Windsor et Orléans - Deux familles pour une entente

La France et l’Angleterre, deux voisins, deux ennemis qui ont la réputation d’être héréditaires. Pendant près d’un millénaire, le roi de France a voulu prendre le dessus sur le monarque anglais, et ces sentiments étaient réciproques. La perfide Albion va même pendant très longtemps prétendre à des droits sur la Couronne de France. Mais il est une famille qui, au contraire de ses cousins Bourbon, a souhaité faire de la famille régnante d’Angleterre une alliée, et même plus, une amie. La Maison d’Orléans voit son destin progresser au rythme de son entente avec les Windsor. L’heure est venue de vous conter l’histoire d’une relation pas comme les autres entre deux familles royales dont tout oppose.

 

Philippe d’Orléans et Henriette d’Angleterre, rapprocher la France et l’Angleterre

L’histoire entre la famille d’Orléans et la famille royale anglaise ne commence pas avec l’avènement des Windsor. Bien au contraire, c’est au cours du Grand Siècle, que débute cette amitié vouée à perdurer.

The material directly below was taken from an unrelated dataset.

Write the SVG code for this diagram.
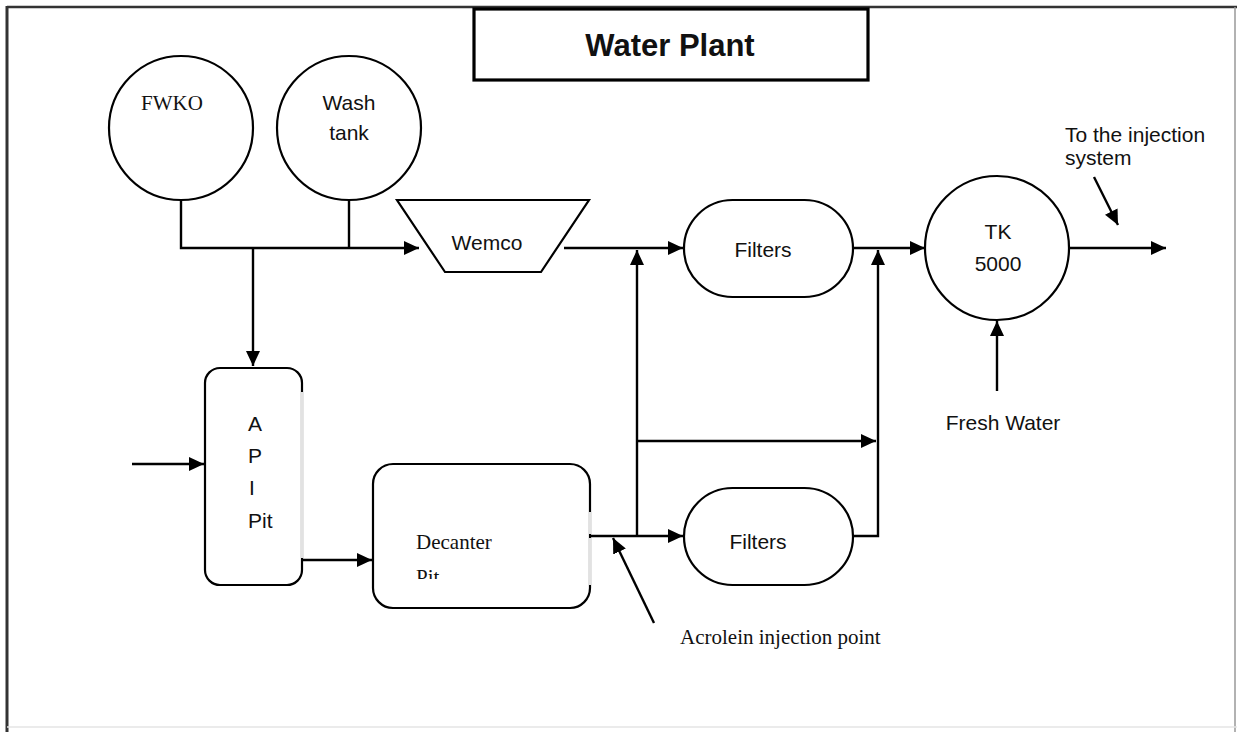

En tant que frère cadet de Louis XIV, Philippe ne doit pas faire de l’ombre à l’éclatant Roi-Soleil. Pour faire taire toutes prétentions, on lui offre le titre de duc d’Orléans et on lui laisse le soin de briller par son courage sur les champs de bataille. Mais Monsieur reste toute sa vie écarté du pouvoir, Louis XIV n’ayant pas l’intention de lui laisser une quelconque liberté. Tout ce qui concerne son frère le préoccupe. Philippe d’Orléans ne le cache pas, ses préférences se tournent vers la gente masculine. Louis XIV ferme les yeux sur l’homosexualité notoire du duc d’Orléans, tant qu’il épouse une jeune aristocrate et engendre une descendance. Il en va de la stabilité et de la légitimité de la dynastie. Si la lignée de Louis XIV venait à s’éteindre, qui régnerait sur la France ? La descendance de Philippe bien-sûr.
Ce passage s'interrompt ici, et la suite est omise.